- _EXERCISE OBJECTIVE_: Skip the pictures. Reproduce all other material exactly.

- _RECORDS_:
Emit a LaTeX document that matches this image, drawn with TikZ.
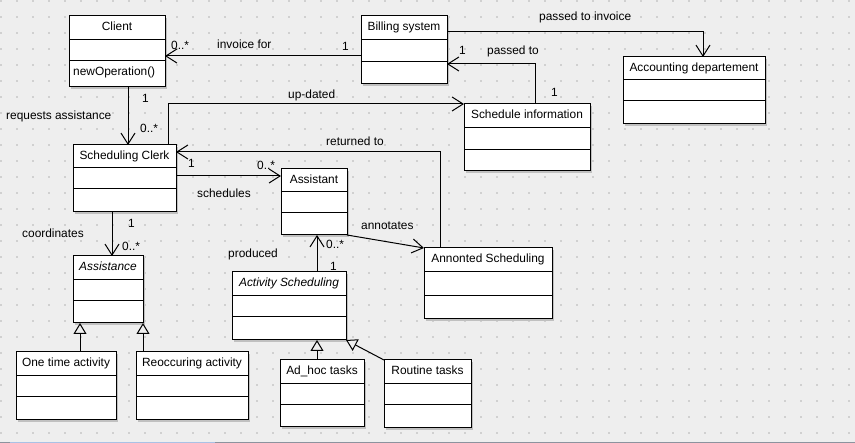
\documentclass[tikz,border=0pt]{standalone}
\usepackage{fontspec}
\setmainfont{Liberation Sans}
\usetikzlibrary{arrows.meta}
\definecolor{bgc}{HTML}{EEEEEE}
\definecolor{dotc}{HTML}{D0D0D0}
\definecolor{shadowc}{HTML}{C0C0C0}
\definecolor{barc}{HTML}{8C939E}
\definecolor{barblue}{HTML}{A9C1E5}
\tikzset{
  umlcls/.style={draw=black, fill=white, line width=1pt, inner sep=0pt, outer sep=0pt, rectangle},
  umlrow/.style={draw=black, line width=1pt},
  umltitle/.style={inner sep=0pt, text height=8pt, text depth=2.5pt},
  lbl/.style={inner sep=0pt, anchor=base west},
  assoc/.style={draw=black, line width=1pt},
  opena/.style={-{Straight Barb[length=11pt,width=14pt]}},
  gen/.style={-{Triangle[open,length=11pt,width=13pt]}},
}
% name, x1, y1, x2, y2, row1, row2, title
\newcommand\umlbox[8]{%
  \fill[shadowc] ({#2+1.8},{#3+1.8}) rectangle ({#4+1.8},{#5+1.8});
  \node[umlcls, anchor=north west, minimum width={#4-#2}, minimum height={#5-#3}] (#1) at (#2,#3) {};
  \draw[umlrow] (#2,#6) -- (#4,#6) (#2,#7) -- (#4,#7);
  \node[umltitle] (#1-t) at ({(#2+#4)/2},{(#3+#6)/2}) {#8};
}
\begin{document}
\begin{tikzpicture}[x=1pt, y=-1pt, font=\fontsize{11.9}{14}\selectfont]
\useasboundingbox (0,0) rectangle (855,443);
\fill[bgc] (0,0) rectangle (855,443);
\foreach \i in {0,...,53}{
  \foreach \j in {0,...,27}{
    \fill[dotc] ({1+16*\i-0.75},{1+16*\j-0.75}) rectangle ++(1.5,1.5);
  }
}
\draw[barc, line width=1.2pt] (0,442.4) -- (855,442.4);
\draw[barblue, line width=1.2pt] (10,442.4) -- (215,442.4);

% classes
\umlbox{client}{69}{16}{165}{87}{40}{61}{Client}
\node[inner sep=0pt, anchor=base west] (client-op) at ([xshift=4pt,yshift=11pt]client.south west) {newOperation()};
\umlbox{billing}{361}{16}{447}{84}{40}{62}{Billing system}
\umlbox{acc}{623}{57}{765}{124}{80}{101}{Accounting departement}
\umlbox{sched}{464}{104}{590}{171}{128}{150}{Schedule information}
\umlbox{clerk}{73}{145}{176}{212}{168}{189}{Scheduling Clerk}
\umlbox{assistant}{281}{169}{347}{235}{192}{213}{Assistant}
\umlbox{assistance}{73}{256}{143}{323}{280}{301}{\itshape Assistance}
\umlbox{actsch}{232}{272}{346}{340}{296}{317}{\itshape Activity Scheduling}
\umlbox{annot}{424}{248}{552}{319}{272}{296}{Annonted Scheduling}
\umlbox{onetime}{16}{352}{116}{420}{376}{397}{One time activity}
\umlbox{reocc}{136}{352}{248}{420}{376}{397}{Reoccuring activity}
\umlbox{adhoc}{280}{360}{364}{427}{384}{405}{Ad\_hoc tasks}
\umlbox{routine}{384}{360}{471}{428}{384}{405}{Routine tasks}

% associations
\draw[assoc, opena] ([yshift=-40pt]billing.north west) -- ([yshift=-40pt]client.north east);
\draw[assoc, opena] ([xshift=59pt]client.south west) -- ([xshift=55pt]clerk.north west);
\draw[assoc, opena] ([xshift=95pt]clerk.north west) |- (sched.north west);
\draw[assoc, opena] ([xshift=16pt]annot.north west) |- ([yshift=-7pt]clerk.north east);
\draw[assoc, opena] ([yshift=-31pt]clerk.north east) -- ([yshift=-7pt]assistant.north west);
\draw[assoc, opena] ([xshift=39pt]clerk.south west) -- ([xshift=39pt]assistance.north west);
\draw[assoc, opena] ([xshift=85pt]actsch.north west) -- ([xshift=36pt]assistant.south west);
\draw[assoc, opena] (assistant.south east) -- (annot.north west);
\draw[assoc, opena] ([yshift=-16pt]billing.north east) -| ([xshift=80pt]acc.north west);
\draw[assoc, opena] ([xshift=71pt]sched.north west) |- ([yshift=-48pt]billing.north east);

% generalizations
\draw[assoc, gen] ([xshift=64pt]onetime.north west) -- ([xshift=7pt]assistance.south west);
\draw[assoc, gen] ([xshift=7pt]reocc.north west) -- (assistance.south east);
\draw[assoc, gen] ([xshift=37pt]adhoc.north west) -- ([xshift=85pt]actsch.south west);
\draw[assoc, gen] (routine.north west) -- (actsch.south east);

% labels
\node[lbl] (l1) at (171,50) {0..*};
\node[lbl] (l2) at (217,49) {invoice for};
\node[lbl] (l3) at (342,51) {1};
\node[lbl] (l4) at (142,103) {1};
\node[lbl] (l5) at (140,133) {0..*};
\node[lbl] (l6) at (6,120) {requests assistance};
\node[lbl] (l7) at (288,99) {up-dated};
\node[lbl] (l8) at (326,146) {returned to};
\node[lbl] (l9) at (188,168) {1};
\node[lbl] (l10) at (257,170) {0..*};
\node[lbl] (l11) at (197,198) {schedules};
\node[lbl] (l12) at (22,238) {coordinates};
\node[lbl] (l13) at (128,228) {1};
\node[lbl] (l14) at (122,251) {0..*};
\node[lbl] (l15) at (228,258) {produced};
\node[lbl] (l16) at (326,249) {0..*};
\node[lbl] (l17) at (330,271) {1};
\node[lbl] (l18) at (361,230) {annotates};
\node[lbl] (l19) at (539,21) {passed to invoice};
\node[lbl] (l20) at (459,55) {1};
\node[lbl] (l21) at (487,55) {passed to};
\node[lbl] (l22) at (551,97) {1};
\end{tikzpicture}
\end{document}
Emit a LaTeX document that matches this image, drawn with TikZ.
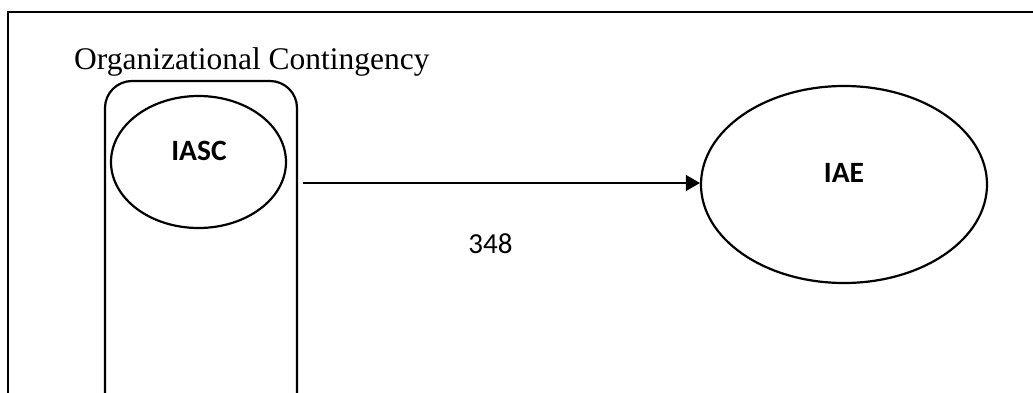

- _EXPECTED OUTPUT_:
Emit a LaTeX document that matches this image, drawn with TikZ.
\documentclass[tikz,border=0pt]{standalone}
\usepackage{fontspec}
\setmainfont{Liberation Sans}
\usetikzlibrary{arrows.meta}
\definecolor{bgc}{HTML}{EEEEEE}
\definecolor{dotc}{HTML}{D0D0D0}
\definecolor{shadowc}{HTML}{C0C0C0}
\definecolor{barc}{HTML}{8C939E}
\definecolor{barblue}{HTML}{A9C1E5}
\tikzset{
  umlcls/.style={draw=black, fill=white, line width=1pt, inner sep=0pt, outer sep=0pt, rectangle},
  umlrow/.style={draw=black, line width=1pt},
  umltitle/.style={inner sep=0pt, text height=8pt, text depth=2.5pt},
  lbl/.style={inner sep=0pt, anchor=base west},
  assoc/.style={draw=black, line width=1pt},
  opena/.style={-{Straight Barb[length=11pt,width=14pt]}},
  gen/.style={-{Triangle[open,length=11pt,width=13pt]}},
}
% name, x1, y1, x2, y2, row1, row2, title
\newcommand\umlbox[8]{%
  \fill[shadowc] ({#2+1.8},{#3+1.8}) rectangle ({#4+1.8},{#5+1.8});
  \node[umlcls, anchor=north west, minimum width={#4-#2}, minimum height={#5-#3}] (#1) at (#2,#3) {};
  \draw[umlrow] (#2,#6) -- (#4,#6) (#2,#7) -- (#4,#7);
  \node[umltitle] (#1-t) at ({(#2+#4)/2},{(#3+#6)/2}) {#8};
}
\begin{document}
\begin{tikzpicture}[x=1pt, y=-1pt, font=\fontsize{11.9}{14}\selectfont]
\useasboundingbox (0,0) rectangle (855,443);
\fill[bgc] (0,0) rectangle (855,443);
\foreach \i in {0,...,53}{
  \foreach \j in {0,...,27}{
    \fill[dotc] ({1+16*\i-0.75},{1+16*\j-0.75}) rectangle ++(1.5,1.5);
  }
}
\draw[barc, line width=1.2pt] (0,442.4) -- (855,442.4);
\draw[barblue, line width=1.2pt] (10,442.4) -- (215,442.4);

% classes
\umlbox{client}{69}{16}{165}{87}{40}{61}{Client}
\node[inner sep=0pt, anchor=base west] (client-op) at ([xshift=4pt,yshift=11pt]client.south west) {newOperation()};
\umlbox{billing}{361}{16}{447}{84}{40}{62}{Billing system}
\umlbox{acc}{623}{57}{765}{124}{80}{101}{Accounting departement}
\umlbox{sched}{464}{104}{590}{171}{128}{150}{Schedule information}
\umlbox{clerk}{73}{145}{176}{212}{168}{189}{Scheduling Clerk}
\umlbox{assistant}{281}{169}{347}{235}{192}{213}{Assistant}
\umlbox{assistance}{73}{256}{143}{323}{280}{301}{\itshape Assistance}
\umlbox{actsch}{232}{272}{346}{340}{296}{317}{\itshape Activity Scheduling}
\umlbox{annot}{424}{248}{552}{319}{272}{296}{Annonted Scheduling}
\umlbox{onetime}{16}{352}{116}{420}{376}{397}{One time activity}
\umlbox{reocc}{136}{352}{248}{420}{376}{397}{Reoccuring activity}
\umlbox{adhoc}{280}{360}{364}{427}{384}{405}{Ad\_hoc tasks}
\umlbox{routine}{384}{360}{471}{428}{384}{405}{Routine tasks}

% associations
\draw[assoc, opena] ([yshift=-40pt]billing.north west) -- ([yshift=-40pt]client.north east);
\draw[assoc, opena] ([xshift=59pt]client.south west) -- ([xshift=55pt]clerk.north west);
\draw[assoc, opena] ([xshift=95pt]clerk.north west) |- (sched.north west);
\draw[assoc, opena] ([xshift=16pt]annot.north west) |- ([yshift=-7pt]clerk.north east);
\draw[assoc, opena] ([yshift=-31pt]clerk.north east) -- ([yshift=-7pt]assistant.north west);
\draw[assoc, opena] ([xshift=39pt]clerk.south west) -- ([xshift=39pt]assistance.north west);
\draw[assoc, opena] ([xshift=85pt]actsch.north west) -- ([xshift=36pt]assistant.south west);
\draw[assoc, opena] (assistant.south east) -- (annot.north west);
\draw[assoc, opena] ([yshift=-16pt]billing.north east) -| ([xshift=80pt]acc.north west);
\draw[assoc, opena] ([xshift=71pt]sched.north west) |- ([yshift=-48pt]billing.north east);

% generalizations
\draw[assoc, gen] ([xshift=64pt]onetime.north west) -- ([xshift=7pt]assistance.south west);
\draw[assoc, gen] ([xshift=7pt]reocc.north west) -- (assistance.south east);
\draw[assoc, gen] ([xshift=37pt]adhoc.north west) -- ([xshift=85pt]actsch.south west);
\draw[assoc, gen] (routine.north west) -- (actsch.south east);

% labels
\node[lbl] (l1) at (171,50) {0..*};
\node[lbl] (l2) at (217,49) {invoice for};
\node[lbl] (l3) at (342,51) {1};
\node[lbl] (l4) at (142,103) {1};
\node[lbl] (l5) at (140,133) {0..*};
\node[lbl] (l6) at (6,120) {requests assistance};
\node[lbl] (l7) at (288,99) {up-dated};
\node[lbl] (l8) at (326,146) {returned to};
\node[lbl] (l9) at (188,168) {1};
\node[lbl] (l10) at (257,170) {0..*};
\node[lbl] (l11) at (197,198) {schedules};
\node[lbl] (l12) at (22,238) {coordinates};
\node[lbl] (l13) at (128,228) {1};
\node[lbl] (l14) at (122,251) {0..*};
\node[lbl] (l15) at (228,258) {produced};
\node[lbl] (l16) at (326,249) {0..*};
\node[lbl] (l17) at (330,271) {1};
\node[lbl] (l18) at (361,230) {annotates};
\node[lbl] (l19) at (539,21) {passed to invoice};
\node[lbl] (l20) at (459,55) {1};
\node[lbl] (l21) at (487,55) {passed to};
\node[lbl] (l22) at (551,97) {1};
\end{tikzpicture}
\end{document}
Emit a LaTeX document that matches this image, drawn with TikZ.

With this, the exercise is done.